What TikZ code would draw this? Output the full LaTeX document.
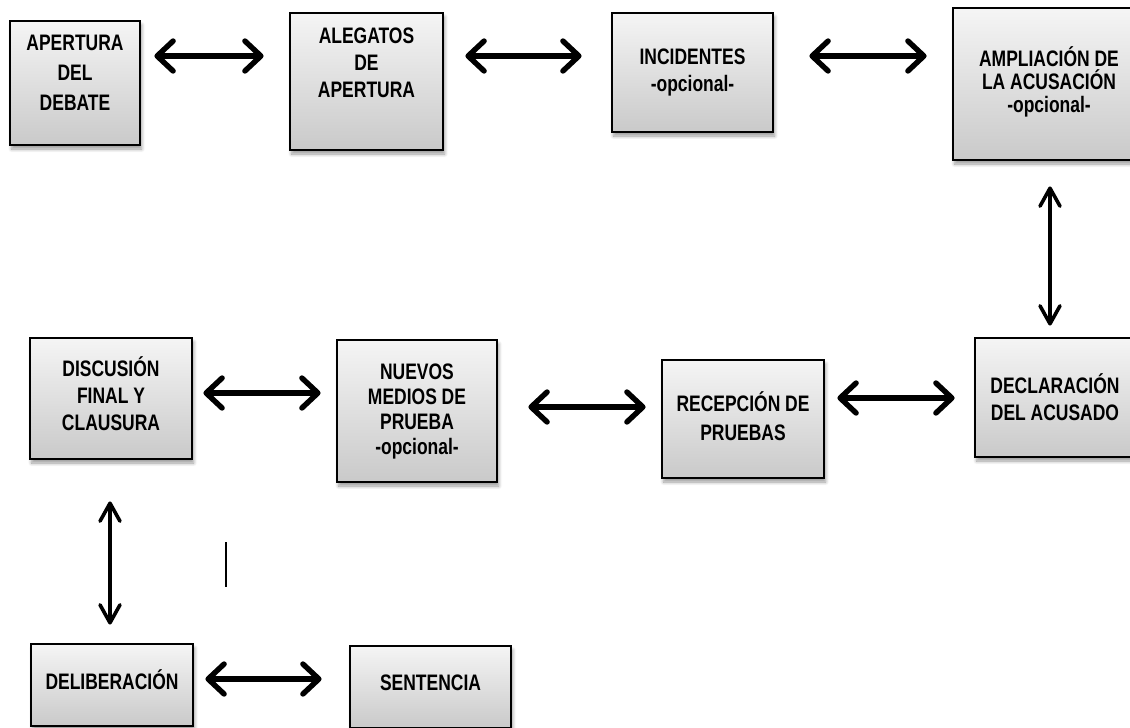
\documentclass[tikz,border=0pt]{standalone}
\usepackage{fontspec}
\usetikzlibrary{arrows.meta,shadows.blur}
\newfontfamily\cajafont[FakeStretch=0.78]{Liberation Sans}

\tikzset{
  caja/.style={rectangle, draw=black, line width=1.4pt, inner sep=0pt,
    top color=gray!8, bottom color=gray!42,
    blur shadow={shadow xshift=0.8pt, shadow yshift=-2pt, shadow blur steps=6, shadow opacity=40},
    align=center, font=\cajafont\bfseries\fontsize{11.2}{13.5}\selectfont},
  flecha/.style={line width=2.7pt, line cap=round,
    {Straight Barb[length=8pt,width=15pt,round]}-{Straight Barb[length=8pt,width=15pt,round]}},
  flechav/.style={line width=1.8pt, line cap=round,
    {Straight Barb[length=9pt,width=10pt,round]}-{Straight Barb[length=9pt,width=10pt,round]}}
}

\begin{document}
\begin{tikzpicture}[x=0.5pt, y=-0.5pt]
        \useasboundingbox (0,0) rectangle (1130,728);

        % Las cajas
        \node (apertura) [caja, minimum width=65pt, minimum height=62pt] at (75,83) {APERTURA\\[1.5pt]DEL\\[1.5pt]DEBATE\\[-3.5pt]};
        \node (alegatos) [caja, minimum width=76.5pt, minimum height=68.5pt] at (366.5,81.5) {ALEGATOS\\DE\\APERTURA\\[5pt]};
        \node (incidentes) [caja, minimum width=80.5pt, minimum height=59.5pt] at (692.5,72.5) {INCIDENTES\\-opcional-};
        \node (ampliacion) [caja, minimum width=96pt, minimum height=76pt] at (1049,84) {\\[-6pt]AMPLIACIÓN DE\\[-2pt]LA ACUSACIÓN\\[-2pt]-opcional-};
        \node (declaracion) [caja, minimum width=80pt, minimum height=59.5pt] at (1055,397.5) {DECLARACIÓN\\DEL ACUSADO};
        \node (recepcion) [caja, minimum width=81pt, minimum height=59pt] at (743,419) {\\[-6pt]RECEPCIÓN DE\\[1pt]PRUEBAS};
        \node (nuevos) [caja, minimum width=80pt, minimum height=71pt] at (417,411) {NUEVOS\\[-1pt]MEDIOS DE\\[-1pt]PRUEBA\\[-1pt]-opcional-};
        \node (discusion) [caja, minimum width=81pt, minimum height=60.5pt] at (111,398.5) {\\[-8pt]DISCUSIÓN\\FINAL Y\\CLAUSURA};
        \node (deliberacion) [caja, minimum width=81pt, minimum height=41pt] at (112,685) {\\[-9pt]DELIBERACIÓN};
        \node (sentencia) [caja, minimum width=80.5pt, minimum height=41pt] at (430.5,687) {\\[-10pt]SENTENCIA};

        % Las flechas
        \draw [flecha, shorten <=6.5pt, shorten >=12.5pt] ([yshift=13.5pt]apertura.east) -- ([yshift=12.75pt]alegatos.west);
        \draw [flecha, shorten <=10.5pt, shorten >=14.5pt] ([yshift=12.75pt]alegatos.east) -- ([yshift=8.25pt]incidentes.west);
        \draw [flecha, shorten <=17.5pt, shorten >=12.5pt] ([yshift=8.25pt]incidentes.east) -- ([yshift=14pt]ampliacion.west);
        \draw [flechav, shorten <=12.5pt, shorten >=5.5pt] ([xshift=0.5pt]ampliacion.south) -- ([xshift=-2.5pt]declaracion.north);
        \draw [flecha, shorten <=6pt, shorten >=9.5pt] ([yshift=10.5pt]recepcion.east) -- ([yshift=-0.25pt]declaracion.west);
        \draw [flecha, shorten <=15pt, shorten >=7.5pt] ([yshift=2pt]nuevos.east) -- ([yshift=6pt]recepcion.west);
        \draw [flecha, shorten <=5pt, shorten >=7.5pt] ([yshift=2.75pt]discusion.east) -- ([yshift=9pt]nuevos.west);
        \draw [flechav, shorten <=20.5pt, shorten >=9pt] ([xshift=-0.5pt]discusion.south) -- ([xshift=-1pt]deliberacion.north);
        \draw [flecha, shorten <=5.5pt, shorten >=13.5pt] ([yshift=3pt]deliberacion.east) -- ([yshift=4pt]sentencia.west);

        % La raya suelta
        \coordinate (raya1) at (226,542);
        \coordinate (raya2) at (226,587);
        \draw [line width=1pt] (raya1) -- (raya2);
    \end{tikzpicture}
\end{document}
...
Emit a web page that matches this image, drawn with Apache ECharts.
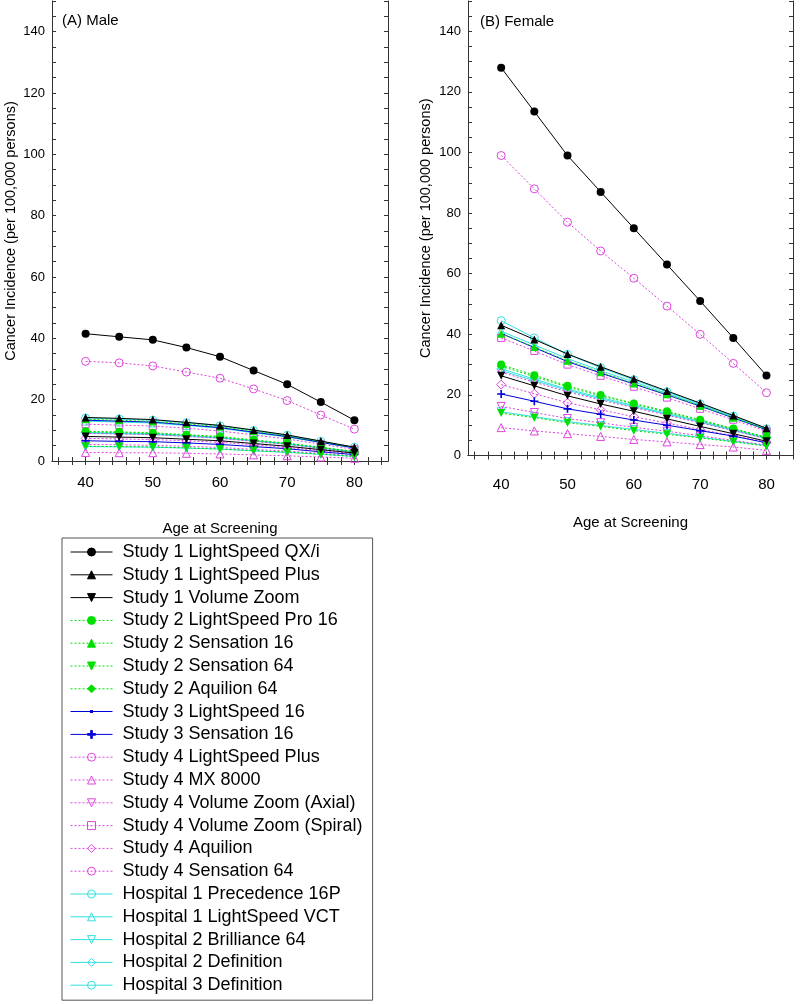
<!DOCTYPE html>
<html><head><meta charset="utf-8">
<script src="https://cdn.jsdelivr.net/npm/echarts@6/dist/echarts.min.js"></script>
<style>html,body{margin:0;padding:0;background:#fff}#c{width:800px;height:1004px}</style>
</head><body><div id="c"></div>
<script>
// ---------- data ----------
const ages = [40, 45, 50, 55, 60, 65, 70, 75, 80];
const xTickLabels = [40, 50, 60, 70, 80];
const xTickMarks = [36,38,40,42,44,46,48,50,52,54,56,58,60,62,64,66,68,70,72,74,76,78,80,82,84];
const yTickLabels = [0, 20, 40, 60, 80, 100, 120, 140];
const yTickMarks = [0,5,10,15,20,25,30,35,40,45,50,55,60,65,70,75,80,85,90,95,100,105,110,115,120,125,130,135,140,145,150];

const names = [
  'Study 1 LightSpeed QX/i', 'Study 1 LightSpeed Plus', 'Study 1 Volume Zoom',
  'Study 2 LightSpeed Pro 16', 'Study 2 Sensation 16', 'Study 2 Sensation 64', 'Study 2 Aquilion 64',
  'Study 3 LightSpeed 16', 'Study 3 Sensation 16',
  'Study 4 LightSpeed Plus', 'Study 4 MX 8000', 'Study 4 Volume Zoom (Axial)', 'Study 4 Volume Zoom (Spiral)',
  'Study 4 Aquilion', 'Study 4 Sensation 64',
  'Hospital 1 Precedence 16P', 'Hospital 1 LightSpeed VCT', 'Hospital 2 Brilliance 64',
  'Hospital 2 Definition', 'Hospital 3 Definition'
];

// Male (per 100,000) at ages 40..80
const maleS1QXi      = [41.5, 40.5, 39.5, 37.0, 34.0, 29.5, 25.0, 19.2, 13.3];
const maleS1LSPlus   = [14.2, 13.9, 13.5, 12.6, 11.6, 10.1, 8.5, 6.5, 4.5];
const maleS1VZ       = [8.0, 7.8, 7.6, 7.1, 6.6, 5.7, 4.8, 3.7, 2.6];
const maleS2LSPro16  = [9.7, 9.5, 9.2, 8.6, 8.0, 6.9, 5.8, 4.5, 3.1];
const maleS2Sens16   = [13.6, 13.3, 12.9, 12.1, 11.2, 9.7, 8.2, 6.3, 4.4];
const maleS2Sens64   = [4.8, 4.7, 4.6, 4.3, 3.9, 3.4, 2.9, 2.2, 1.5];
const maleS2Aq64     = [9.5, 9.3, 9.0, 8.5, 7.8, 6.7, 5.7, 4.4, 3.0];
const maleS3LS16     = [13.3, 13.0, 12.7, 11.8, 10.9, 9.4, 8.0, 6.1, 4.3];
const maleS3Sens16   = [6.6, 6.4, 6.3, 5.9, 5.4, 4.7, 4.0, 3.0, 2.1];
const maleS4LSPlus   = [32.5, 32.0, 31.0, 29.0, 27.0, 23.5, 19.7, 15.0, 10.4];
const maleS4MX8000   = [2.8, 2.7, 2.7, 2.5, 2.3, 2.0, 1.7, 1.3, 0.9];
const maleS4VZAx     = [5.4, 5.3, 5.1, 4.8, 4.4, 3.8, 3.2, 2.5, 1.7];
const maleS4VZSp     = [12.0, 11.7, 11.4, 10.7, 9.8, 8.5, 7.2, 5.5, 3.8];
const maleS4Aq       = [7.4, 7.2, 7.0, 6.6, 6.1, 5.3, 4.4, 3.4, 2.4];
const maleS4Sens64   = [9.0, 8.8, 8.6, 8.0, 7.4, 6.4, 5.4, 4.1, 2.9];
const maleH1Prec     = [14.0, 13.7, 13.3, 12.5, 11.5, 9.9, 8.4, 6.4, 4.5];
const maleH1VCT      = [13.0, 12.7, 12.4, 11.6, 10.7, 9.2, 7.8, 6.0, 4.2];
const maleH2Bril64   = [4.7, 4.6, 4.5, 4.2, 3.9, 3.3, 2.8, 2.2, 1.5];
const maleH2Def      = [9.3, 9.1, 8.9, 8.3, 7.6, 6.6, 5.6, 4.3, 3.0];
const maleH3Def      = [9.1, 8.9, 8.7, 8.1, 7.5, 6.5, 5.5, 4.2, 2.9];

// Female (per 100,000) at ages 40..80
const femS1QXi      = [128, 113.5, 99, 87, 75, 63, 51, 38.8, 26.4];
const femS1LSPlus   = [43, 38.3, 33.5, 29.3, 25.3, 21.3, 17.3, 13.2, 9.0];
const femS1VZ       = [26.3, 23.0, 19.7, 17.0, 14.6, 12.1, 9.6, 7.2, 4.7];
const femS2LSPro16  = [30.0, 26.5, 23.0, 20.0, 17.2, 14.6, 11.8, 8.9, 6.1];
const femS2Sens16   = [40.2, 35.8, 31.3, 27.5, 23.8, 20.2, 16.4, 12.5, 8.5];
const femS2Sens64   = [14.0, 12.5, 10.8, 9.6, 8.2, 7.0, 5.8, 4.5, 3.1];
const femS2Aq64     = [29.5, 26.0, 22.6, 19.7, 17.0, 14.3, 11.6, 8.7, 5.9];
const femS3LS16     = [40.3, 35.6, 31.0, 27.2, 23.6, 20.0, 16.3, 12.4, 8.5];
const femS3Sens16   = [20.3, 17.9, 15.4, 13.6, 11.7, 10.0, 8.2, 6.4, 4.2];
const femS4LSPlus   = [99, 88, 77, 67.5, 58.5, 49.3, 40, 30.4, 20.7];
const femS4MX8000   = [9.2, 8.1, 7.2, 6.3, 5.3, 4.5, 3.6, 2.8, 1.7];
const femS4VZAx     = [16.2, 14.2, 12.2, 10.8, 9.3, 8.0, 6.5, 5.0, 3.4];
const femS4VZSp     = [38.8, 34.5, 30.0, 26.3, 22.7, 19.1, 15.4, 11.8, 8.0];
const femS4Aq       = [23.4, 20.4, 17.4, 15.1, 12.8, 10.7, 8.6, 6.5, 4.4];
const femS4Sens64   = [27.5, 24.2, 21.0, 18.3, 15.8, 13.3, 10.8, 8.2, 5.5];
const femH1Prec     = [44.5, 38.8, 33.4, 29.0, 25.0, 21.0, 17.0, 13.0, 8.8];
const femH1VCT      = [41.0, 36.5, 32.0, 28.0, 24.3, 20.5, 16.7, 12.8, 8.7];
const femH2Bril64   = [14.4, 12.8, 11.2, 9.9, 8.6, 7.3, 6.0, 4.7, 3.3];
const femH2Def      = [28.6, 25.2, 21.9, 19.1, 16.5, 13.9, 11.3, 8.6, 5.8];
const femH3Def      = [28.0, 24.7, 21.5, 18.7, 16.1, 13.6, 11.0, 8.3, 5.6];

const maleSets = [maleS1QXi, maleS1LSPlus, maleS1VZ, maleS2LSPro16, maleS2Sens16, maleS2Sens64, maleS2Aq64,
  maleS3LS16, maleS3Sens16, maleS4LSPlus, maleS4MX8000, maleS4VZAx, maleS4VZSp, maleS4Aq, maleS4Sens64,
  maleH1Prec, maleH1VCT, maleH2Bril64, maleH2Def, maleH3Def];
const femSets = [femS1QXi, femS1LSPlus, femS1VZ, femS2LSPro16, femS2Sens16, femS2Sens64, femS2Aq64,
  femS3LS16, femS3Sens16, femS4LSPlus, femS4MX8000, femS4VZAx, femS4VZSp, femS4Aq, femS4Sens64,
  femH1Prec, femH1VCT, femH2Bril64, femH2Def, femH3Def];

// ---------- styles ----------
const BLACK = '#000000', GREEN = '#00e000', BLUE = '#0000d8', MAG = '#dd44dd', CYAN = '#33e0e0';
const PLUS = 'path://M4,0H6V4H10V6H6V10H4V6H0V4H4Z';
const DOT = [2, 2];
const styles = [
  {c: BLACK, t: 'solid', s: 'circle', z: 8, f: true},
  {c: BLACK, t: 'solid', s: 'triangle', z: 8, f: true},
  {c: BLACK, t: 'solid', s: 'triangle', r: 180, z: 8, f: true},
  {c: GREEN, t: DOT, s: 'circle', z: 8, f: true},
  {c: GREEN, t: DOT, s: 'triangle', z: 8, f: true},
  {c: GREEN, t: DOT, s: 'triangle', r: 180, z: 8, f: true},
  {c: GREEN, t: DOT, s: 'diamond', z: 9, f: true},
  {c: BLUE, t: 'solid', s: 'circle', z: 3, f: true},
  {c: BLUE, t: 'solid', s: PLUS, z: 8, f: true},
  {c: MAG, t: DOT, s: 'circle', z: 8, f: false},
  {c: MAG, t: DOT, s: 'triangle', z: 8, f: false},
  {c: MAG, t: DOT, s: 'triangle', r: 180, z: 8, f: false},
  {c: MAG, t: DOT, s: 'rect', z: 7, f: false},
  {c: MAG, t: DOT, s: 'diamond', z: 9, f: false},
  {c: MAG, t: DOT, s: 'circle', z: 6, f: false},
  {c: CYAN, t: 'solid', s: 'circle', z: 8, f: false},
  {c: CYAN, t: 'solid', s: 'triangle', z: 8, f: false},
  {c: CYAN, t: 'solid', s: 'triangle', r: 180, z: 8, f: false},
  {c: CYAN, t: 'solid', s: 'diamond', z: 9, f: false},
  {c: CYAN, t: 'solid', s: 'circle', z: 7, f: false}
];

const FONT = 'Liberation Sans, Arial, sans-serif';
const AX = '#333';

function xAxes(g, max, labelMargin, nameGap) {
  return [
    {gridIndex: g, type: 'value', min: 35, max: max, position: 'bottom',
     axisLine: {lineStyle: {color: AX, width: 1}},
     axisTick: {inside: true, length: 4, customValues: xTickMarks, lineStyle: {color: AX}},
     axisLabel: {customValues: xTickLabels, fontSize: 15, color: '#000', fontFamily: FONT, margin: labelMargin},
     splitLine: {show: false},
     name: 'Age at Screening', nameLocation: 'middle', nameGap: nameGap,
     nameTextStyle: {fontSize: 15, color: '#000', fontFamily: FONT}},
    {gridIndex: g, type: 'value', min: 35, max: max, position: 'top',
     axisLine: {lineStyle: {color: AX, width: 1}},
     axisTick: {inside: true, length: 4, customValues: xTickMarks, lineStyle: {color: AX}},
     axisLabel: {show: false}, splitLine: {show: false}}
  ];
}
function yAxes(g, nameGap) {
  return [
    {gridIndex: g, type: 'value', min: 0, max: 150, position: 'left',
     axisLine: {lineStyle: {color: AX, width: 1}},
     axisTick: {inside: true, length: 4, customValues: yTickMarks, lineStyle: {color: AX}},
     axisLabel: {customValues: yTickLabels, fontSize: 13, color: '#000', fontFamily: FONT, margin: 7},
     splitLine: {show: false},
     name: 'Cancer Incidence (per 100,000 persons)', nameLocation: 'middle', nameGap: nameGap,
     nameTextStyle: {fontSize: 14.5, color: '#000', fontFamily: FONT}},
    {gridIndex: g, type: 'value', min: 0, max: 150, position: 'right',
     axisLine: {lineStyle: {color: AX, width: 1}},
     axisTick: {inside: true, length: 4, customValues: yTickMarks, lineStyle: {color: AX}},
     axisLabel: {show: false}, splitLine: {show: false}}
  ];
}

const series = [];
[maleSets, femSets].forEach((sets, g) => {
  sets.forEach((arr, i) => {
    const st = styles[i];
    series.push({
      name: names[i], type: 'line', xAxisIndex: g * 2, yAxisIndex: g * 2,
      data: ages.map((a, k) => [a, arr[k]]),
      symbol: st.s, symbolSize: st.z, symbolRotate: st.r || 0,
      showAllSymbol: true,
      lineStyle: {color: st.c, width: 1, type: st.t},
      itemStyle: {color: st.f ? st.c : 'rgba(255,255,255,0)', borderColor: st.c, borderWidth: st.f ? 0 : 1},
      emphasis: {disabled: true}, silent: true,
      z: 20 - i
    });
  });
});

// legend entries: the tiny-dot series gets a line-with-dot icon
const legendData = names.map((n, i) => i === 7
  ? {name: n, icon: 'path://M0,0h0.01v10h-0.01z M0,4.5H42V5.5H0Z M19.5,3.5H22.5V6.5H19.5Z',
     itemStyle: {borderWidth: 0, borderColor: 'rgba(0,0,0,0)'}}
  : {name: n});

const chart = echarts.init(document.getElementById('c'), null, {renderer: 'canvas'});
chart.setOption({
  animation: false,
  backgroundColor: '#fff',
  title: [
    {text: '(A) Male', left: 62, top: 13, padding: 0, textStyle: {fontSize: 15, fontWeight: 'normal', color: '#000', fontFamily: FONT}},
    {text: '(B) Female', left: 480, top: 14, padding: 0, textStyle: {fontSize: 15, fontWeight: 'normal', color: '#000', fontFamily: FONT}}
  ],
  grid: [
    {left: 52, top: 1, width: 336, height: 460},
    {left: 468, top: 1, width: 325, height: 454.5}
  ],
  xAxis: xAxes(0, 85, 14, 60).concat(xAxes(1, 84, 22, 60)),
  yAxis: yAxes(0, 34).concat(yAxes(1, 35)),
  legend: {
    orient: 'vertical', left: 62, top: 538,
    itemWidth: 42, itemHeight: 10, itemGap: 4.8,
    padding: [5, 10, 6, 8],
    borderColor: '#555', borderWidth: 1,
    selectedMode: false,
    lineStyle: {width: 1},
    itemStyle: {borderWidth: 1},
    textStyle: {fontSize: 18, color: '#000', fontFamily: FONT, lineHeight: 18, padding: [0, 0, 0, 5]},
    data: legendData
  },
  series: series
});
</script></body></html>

Exercise
Pick out lines containing the word "this", each one as written.

Exercise response
What TikZ code would draw this? Output the full LaTeX document.
Emit a web page that matches this image, drawn with Apache ECharts.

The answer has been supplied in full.